Given instruction: Print the listing from its top line through the line containing "Line, XAxis, YAxis", nothing more, and leave out the pictures.

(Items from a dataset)

————————

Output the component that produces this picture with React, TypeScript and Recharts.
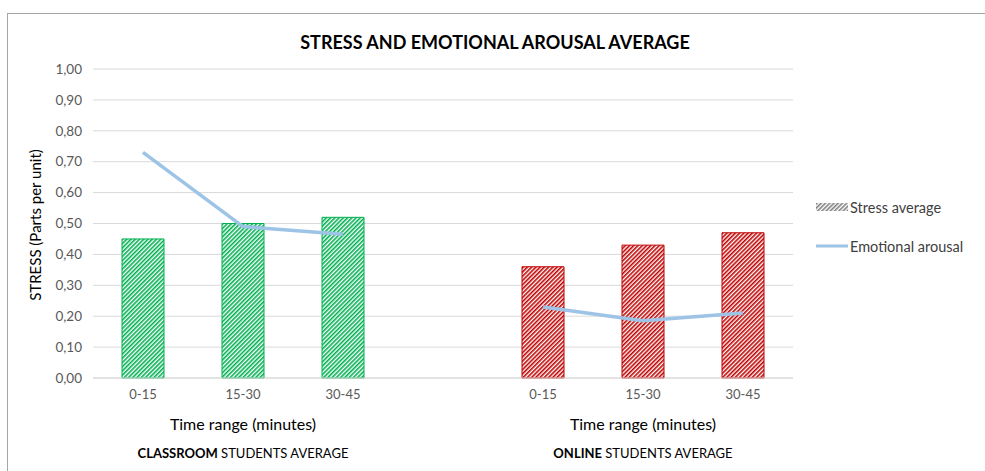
import React from "react";
import { Bar, Cell, ComposedChart, CartesianGrid, Line, XAxis, YAxis } from "recharts";

const categories = ["0-15", "15-30", "30-45", "", "0-15", "15-30", "30-45"];
const stressAverage = [0.45, 0.5, 0.52, null, 0.36, 0.43, 0.47];
const emotionalArousal = [0.73, 0.49, 0.465, null, 0.23, 0.185, 0.21];
const groups = ["classroom", "classroom", "classroom", "", "online", "online", "online"];
const yTicks = [0, 0.1, 0.2, 0.3, 0.4, 0.5, 0.6, 0.7, 0.8, 0.9, 1.0];

const data = categories.map((c, i) => ({
  slot: i,
  label: c,
  stress: stressAverage[i],
  arousal: emotionalArousal[i],
  group: groups[i],
}));

const font = "Lato, 'Open Sans', sans-serif";

function LegendBox() {
  return (
    <div style={{ position: "absolute", left: 816, top: 197, fontSize: 14.5, color: "#404040" }}>
      <div style={{ display: "flex", alignItems: "center", height: 20, marginBottom: 19 }}>
        <svg width={32} height={8} style={{ marginRight: 2 }}>
          <rect x={0} y={0} width={32} height={8} fill="url(#hatchGray)" />
        </svg>
        Stress average
      </div>
      <div style={{ display: "flex", alignItems: "center", height: 20 }}>
        <svg width={32} height={8} style={{ marginRight: 2 }}>
          <line x1={0} y1={4} x2={32} y2={4} stroke="#9dc3e6" strokeWidth={3} />
        </svg>
        Emotional arousal
      </div>
    </div>
  );
}

export default function App() {
  return (
    <div style={{ position: "absolute", left: 0, top: 0, width: 985, height: 471, background: "#fff", fontFamily: font }}>
      {/* chart frame: only top and left edges are inside the picture */}
      <div style={{ position: "absolute", left: 7, top: 13, width: 978, height: 458, borderTop: "1px solid #a6a6a6", borderLeft: "1px solid #a6a6a6" }} />
      <div style={{ position: "absolute", left: 0, width: 990, top: 31, textAlign: "center", fontWeight: 700, fontSize: 18, color: "#000" }}>
        STRESS AND EMOTIONAL AROUSAL AVERAGE
      </div>
      <div
        style={{
          position: "absolute",
          left: 35,
          top: 225,
          transform: "translate(-50%, -50%) rotate(-90deg)",
          whiteSpace: "nowrap",
          fontSize: 15,
          color: "#000",
        }}
      >
        STRESS (Parts per unit)
      </div>
      <ComposedChart width={985} height={471} data={data} margin={{ top: 69, right: 192, bottom: 63, left: 0 }}>
        <defs>
          <pattern id="hatchGreen" width={3} height={3} patternUnits="userSpaceOnUse" patternTransform="rotate(45)">
            <rect width={3} height={3} fill="#ffffff" />
            <rect width={1.6} height={3} fill="#00b050" />
          </pattern>
          <pattern id="hatchRed" width={3} height={3} patternUnits="userSpaceOnUse" patternTransform="rotate(45)">
            <rect width={3} height={3} fill="#ffffff" />
            <rect width={1.6} height={3} fill="#c00000" />
          </pattern>
          <pattern id="hatchGray" width={3} height={3} patternUnits="userSpaceOnUse" patternTransform="rotate(45)">
            <rect width={3} height={3} fill="#ffffff" />
            <rect width={1.6} height={3} fill="#7f7f7f" />
          </pattern>
        </defs>
        <CartesianGrid vertical={false} stroke="#d9d9d9" strokeWidth={1} />
        <XAxis
          dataKey="slot"
          type="category"
          tickFormatter={(v: number) => categories[v]}
          tick={{ fill: "#595959", fontSize: 13, fontFamily: font }}
          tickLine={false}
          axisLine={{ stroke: "#d9d9d9" }}
          tickMargin={6}
        />
        <YAxis
          domain={[0, 1]}
          ticks={yTicks}
          width={93}
          tickFormatter={(v: number) => v.toFixed(2).replace(".", ",")}
          tick={{ fill: "#595959", fontSize: 13.5, fontFamily: font }}
          axisLine={false}
          tickLine={false}
          tickMargin={5}
        />
        <Bar dataKey="stress" barSize={42} isAnimationActive={false} strokeWidth={1}>
          {data.map((d, i) => (
            <Cell
              key={i}
              fill={d.group === "classroom" ? "url(#hatchGreen)" : "url(#hatchRed)"}
              stroke={d.group === "classroom" ? "#00b050" : "#c00000"}
            />
          ))}
        </Bar>
        <Line
          dataKey="arousal"
          type="linear"
          stroke="#9dc3e6"
          strokeWidth={3.5}
          strokeLinejoin="round"
          dot={false}
          connectNulls={false}
          isAnimationActive={false}
        />
      </ComposedChart>
      <LegendBox />
      <div style={{ position: "absolute", left: 93, width: 300, top: 414, textAlign: "center", fontSize: 16, color: "#000" }}>
        Time range (minutes)
      </div>
      <div style={{ position: "absolute", left: 493, width: 300, top: 414, textAlign: "center", fontSize: 16, color: "#000" }}>
        Time range (minutes)
      </div>
      <div style={{ position: "absolute", left: 93, width: 300, top: 445, textAlign: "center", fontSize: 13, color: "#000" }}>
        <b>CLASSROOM</b> STUDENTS AVERAGE
      </div>
      <div style={{ position: "absolute", left: 493, width: 300, top: 445, textAlign: "center", fontSize: 13, color: "#000" }}>
        <b>ONLINE</b> STUDENTS AVERAGE
      </div>
    </div>
  );
}
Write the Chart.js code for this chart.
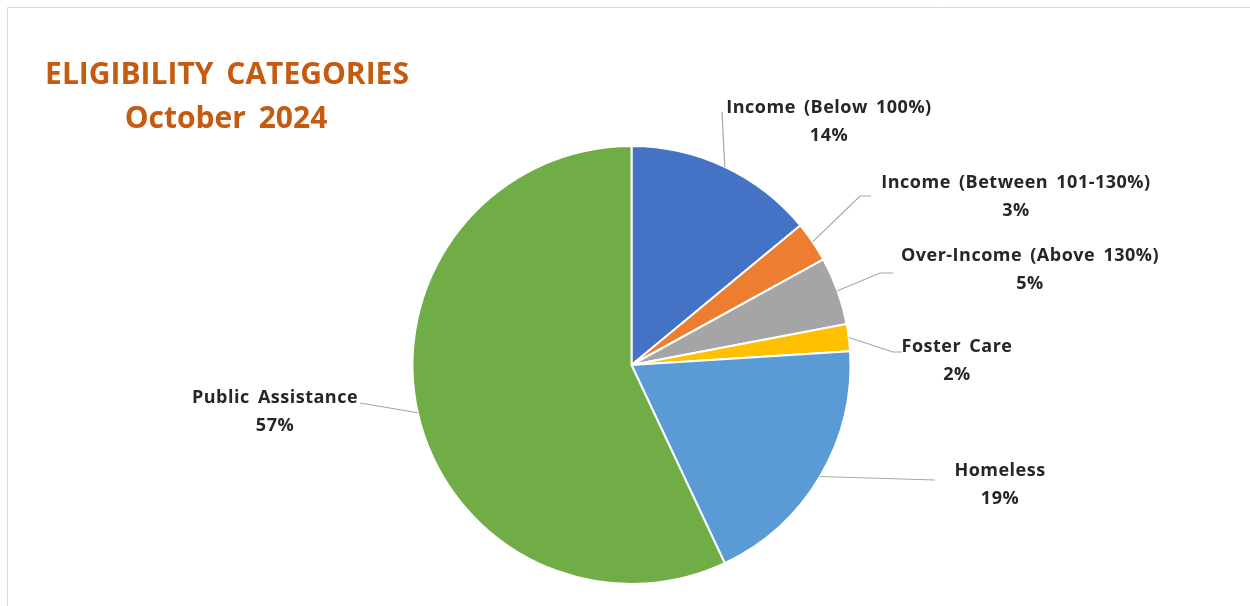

————————

Worked solution:
Output the component that produces this picture with React, TypeScript and Recharts.
import React from "react";
import { Bar, Cell, ComposedChart, CartesianGrid, Line, XAxis, YAxis } from "recharts";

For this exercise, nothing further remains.